**SET PROBLEM**
Copy out, exactly and without additions, the lines from the one that contains "Write a web" to the one that contains "2.93, -2.94, 2.93, -2.94, 2.93, -3.0, 3.01, -2.1];", both ends included.

**ENTRIES SHOWN**
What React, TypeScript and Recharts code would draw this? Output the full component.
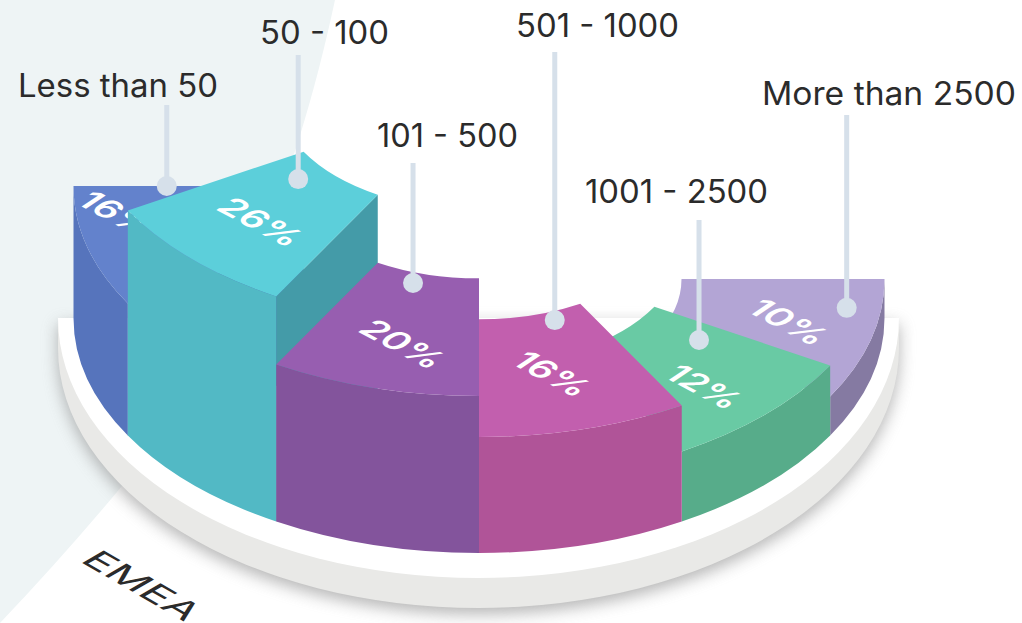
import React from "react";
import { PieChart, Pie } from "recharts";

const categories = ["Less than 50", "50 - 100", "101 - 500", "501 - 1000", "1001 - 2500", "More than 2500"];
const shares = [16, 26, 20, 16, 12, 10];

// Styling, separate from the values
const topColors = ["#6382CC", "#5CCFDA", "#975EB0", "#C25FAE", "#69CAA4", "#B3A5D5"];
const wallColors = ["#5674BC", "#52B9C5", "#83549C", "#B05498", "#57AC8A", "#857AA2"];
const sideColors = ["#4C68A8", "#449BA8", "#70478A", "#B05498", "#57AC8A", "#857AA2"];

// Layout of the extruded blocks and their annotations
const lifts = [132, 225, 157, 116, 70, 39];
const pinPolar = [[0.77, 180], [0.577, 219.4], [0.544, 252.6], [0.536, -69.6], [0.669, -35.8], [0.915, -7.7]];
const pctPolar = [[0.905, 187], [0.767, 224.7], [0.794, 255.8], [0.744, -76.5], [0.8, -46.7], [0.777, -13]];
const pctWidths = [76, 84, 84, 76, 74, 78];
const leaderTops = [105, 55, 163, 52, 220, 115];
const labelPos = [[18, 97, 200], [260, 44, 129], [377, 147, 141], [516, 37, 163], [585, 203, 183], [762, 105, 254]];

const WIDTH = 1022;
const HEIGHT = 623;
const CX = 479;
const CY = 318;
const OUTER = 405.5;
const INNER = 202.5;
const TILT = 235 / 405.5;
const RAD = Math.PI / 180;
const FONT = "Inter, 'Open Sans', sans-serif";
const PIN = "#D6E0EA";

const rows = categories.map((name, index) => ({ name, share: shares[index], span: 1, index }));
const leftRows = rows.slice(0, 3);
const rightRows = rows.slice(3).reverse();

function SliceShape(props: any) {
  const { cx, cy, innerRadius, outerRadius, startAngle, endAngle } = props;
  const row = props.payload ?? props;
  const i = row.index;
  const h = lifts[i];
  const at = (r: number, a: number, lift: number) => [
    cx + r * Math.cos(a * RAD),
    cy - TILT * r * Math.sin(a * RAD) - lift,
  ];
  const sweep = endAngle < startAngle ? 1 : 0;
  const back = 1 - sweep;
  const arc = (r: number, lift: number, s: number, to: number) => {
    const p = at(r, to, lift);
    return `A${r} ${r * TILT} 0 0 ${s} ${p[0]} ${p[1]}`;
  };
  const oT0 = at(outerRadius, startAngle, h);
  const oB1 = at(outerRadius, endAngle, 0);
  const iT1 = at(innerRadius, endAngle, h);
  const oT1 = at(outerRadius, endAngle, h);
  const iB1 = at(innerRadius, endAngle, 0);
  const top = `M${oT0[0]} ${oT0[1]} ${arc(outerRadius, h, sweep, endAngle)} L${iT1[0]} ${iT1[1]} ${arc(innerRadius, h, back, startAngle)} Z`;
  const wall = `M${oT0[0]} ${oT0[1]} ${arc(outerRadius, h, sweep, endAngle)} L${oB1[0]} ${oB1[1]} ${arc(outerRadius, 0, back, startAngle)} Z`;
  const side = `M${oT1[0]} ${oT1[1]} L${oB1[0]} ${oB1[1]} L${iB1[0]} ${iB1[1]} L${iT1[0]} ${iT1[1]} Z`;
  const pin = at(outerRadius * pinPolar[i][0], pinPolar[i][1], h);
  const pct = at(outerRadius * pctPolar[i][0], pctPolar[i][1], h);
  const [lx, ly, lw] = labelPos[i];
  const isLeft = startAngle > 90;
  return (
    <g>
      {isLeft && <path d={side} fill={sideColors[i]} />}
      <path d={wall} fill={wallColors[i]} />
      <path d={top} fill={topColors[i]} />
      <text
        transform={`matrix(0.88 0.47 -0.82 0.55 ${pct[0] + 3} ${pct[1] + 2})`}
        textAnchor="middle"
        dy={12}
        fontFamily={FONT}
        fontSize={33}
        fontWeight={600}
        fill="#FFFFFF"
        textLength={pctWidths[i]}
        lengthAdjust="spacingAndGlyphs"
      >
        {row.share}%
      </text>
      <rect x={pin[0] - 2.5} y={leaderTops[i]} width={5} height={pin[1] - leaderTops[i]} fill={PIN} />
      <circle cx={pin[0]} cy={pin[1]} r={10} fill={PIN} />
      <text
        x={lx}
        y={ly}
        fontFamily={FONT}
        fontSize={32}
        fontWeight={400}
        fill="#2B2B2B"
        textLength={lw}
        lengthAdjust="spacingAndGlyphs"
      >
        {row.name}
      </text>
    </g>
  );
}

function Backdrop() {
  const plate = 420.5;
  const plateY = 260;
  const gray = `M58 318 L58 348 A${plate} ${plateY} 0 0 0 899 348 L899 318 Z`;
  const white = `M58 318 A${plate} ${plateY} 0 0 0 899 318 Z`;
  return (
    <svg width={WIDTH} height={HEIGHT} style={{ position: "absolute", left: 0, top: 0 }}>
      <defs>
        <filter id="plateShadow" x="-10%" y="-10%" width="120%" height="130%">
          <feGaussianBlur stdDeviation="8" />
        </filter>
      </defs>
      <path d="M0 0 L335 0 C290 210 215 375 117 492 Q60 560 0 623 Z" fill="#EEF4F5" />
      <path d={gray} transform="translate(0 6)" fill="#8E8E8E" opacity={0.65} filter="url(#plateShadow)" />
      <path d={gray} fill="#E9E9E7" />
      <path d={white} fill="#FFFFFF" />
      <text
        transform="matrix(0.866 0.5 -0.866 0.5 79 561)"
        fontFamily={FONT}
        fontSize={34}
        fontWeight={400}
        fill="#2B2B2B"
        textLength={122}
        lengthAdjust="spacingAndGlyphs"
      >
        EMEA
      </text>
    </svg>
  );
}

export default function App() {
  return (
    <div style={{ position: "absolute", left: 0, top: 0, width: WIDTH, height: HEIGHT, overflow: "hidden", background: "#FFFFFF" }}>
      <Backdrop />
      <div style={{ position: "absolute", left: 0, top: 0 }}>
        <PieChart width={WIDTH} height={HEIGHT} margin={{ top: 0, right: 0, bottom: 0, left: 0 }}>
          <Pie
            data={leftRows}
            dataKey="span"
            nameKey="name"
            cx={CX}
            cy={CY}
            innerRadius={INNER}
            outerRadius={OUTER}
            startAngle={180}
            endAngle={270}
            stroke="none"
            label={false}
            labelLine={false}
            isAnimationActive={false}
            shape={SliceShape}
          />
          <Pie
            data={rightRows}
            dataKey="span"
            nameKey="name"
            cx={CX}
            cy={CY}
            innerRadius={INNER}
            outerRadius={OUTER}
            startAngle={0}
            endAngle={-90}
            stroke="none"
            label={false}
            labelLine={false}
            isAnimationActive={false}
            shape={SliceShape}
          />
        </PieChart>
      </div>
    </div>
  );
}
...
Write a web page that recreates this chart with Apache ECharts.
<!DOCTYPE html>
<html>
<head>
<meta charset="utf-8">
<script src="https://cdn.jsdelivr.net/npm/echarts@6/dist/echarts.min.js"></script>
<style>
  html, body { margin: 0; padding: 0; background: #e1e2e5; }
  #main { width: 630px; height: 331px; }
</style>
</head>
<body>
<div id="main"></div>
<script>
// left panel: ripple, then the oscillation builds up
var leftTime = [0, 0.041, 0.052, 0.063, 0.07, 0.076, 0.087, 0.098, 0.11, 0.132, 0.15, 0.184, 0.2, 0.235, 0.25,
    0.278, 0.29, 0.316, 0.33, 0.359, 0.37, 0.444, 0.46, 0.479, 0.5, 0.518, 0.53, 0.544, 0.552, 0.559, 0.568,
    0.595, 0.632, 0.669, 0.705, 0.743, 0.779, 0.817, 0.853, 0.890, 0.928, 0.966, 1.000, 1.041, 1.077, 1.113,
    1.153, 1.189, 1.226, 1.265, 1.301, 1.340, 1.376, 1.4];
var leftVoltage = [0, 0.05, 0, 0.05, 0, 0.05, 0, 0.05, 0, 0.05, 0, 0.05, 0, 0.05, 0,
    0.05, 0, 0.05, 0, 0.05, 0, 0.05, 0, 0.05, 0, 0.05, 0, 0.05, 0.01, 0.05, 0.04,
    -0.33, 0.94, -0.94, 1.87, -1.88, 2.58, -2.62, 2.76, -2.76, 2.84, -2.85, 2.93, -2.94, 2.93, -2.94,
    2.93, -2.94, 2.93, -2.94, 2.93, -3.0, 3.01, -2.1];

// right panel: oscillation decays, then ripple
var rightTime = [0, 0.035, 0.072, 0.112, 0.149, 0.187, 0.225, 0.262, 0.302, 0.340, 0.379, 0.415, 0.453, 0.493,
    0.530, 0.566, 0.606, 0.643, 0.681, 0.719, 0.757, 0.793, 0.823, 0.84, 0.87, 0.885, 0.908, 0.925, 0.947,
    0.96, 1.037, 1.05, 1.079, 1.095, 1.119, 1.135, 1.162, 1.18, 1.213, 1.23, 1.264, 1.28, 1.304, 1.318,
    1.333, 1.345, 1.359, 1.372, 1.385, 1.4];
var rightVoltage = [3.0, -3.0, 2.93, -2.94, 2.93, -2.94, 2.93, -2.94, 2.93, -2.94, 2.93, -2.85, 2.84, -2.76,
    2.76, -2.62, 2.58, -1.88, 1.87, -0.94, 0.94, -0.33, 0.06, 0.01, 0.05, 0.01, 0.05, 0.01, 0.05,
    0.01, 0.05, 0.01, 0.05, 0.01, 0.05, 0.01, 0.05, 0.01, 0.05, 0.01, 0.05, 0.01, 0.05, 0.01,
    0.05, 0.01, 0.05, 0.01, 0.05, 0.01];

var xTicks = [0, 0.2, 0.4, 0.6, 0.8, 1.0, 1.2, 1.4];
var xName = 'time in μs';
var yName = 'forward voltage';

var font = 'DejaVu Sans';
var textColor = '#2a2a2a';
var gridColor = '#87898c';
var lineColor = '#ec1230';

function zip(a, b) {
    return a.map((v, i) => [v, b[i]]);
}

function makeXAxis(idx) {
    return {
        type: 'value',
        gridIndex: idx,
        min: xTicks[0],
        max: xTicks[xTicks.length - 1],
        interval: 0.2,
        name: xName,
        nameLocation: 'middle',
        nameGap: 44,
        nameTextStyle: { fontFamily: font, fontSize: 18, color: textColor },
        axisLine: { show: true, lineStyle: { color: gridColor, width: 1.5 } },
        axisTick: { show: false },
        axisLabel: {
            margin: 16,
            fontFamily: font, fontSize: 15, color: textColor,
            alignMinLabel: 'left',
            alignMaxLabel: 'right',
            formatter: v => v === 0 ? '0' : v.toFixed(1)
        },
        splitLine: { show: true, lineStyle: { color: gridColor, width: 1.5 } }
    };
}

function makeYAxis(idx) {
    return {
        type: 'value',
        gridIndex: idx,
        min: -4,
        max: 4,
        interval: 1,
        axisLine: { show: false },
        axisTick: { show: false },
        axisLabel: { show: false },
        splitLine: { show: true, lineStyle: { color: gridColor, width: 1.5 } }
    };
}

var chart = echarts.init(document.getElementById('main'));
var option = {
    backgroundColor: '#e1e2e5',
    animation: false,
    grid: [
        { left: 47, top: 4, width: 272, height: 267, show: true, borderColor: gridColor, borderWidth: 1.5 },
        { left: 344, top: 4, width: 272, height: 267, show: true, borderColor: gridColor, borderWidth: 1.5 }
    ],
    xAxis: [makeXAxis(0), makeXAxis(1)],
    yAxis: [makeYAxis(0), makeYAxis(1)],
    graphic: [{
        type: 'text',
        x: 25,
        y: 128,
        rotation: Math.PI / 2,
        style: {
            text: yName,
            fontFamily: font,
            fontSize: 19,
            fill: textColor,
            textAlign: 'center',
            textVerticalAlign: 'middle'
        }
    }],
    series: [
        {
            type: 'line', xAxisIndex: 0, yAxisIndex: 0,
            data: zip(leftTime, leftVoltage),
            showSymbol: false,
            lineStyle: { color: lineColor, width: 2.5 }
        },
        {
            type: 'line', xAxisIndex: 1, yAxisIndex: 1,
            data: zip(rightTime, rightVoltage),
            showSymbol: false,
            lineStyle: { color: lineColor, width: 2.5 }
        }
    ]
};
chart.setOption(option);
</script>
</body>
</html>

**CORRECT ANSWER**
Write a web page that recreates this chart with Apache ECharts.
<!DOCTYPE html>
<html>
<head>
<meta charset="utf-8">
<script src="https://cdn.jsdelivr.net/npm/echarts@6/dist/echarts.min.js"></script>
<style>
  html, body { margin: 0; padding: 0; background: #e1e2e5; }
  #main { width: 630px; height: 331px; }
</style>
</head>
<body>
<div id="main"></div>
<script>
// left panel: ripple, then the oscillation builds up
var leftTime = [0, 0.041, 0.052, 0.063, 0.07, 0.076, 0.087, 0.098, 0.11, 0.132, 0.15, 0.184, 0.2, 0.235, 0.25,
    0.278, 0.29, 0.316, 0.33, 0.359, 0.37, 0.444, 0.46, 0.479, 0.5, 0.518, 0.53, 0.544, 0.552, 0.559, 0.568,
    0.595, 0.632, 0.669, 0.705, 0.743, 0.779, 0.817, 0.853, 0.890, 0.928, 0.966, 1.000, 1.041, 1.077, 1.113,
    1.153, 1.189, 1.226, 1.265, 1.301, 1.340, 1.376, 1.4];
var leftVoltage = [0, 0.05, 0, 0.05, 0, 0.05, 0, 0.05, 0, 0.05, 0, 0.05, 0, 0.05, 0,
    0.05, 0, 0.05, 0, 0.05, 0, 0.05, 0, 0.05, 0, 0.05, 0, 0.05, 0.01, 0.05, 0.04,
    -0.33, 0.94, -0.94, 1.87, -1.88, 2.58, -2.62, 2.76, -2.76, 2.84, -2.85, 2.93, -2.94, 2.93, -2.94,
    2.93, -2.94, 2.93, -2.94, 2.93, -3.0, 3.01, -2.1];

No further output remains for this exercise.